Paul does cite statistics to support her thesis:

In an article published last year in the journal Demography, [sociologists Christine Schwartz and Robert Mare] reported that the odds of a high-school graduate marrying someone with a college degree declined by 43 percent between 1940 and the late 1970s. In our current decade, the researchers wrote, the percentage of couples who are "educationally homogamous" -- that is, share the same level of schooling -- reached its highest point in 40 years.

But then she quotes an economist named Gary Burtless who all but says those numbers are meaningless:

Burtless ... says he believes that "the tendency of like to marry like has remained roughly unchanged over time. What have changed are the labor-market opportunities and behavior of women." In this conception, men have always married women of their own social class, but such stratification was obscured by the fact that the female halves of these couples often did not work or pursue advanced degrees.

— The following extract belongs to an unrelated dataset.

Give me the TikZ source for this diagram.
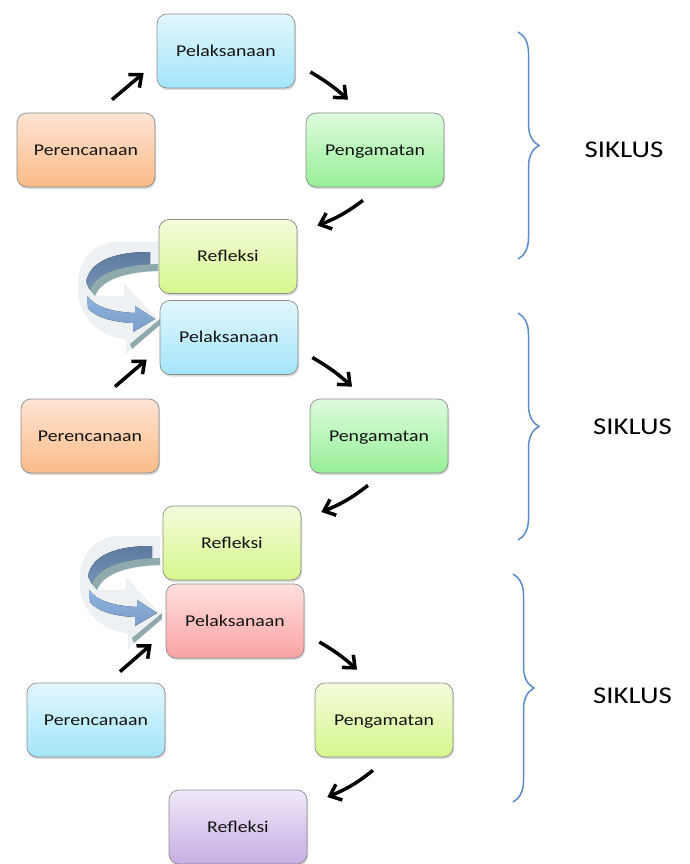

Makes sense to me. Yet Paul essentially ignores this explanation.

And all this leads to a truly bizarre passage:

...as the current clash over gay marriage demonstrates, private choices about whom we marry -- or don't marry, or can't marry -- can have loud public reverberations. Not long ago, the marriages of whites and blacks, and the lifting of laws that once prohibited such unions, revealed a nation beginning to open its mind on matters of race; likewise, rates of marriage across lines of education and income provide an index of social mobility.

What on earth does that "likewise" mean?

The only way the word has any meaning at all, the only sense I can make of it, is that Paul believes upscale people are oppressing the less well-off by refusing to marry them -- oppressing them the way laws against interracial marriage oppressed African-Americans. So if you marry a fellow lawyer, it's the moral equivalent of burning a cross on the lawn of a black man marries to a white woman?

If you want to reduce inequality, start repealing tax cuts for the well-to-do -- don't wag a finger and tell them not to marry.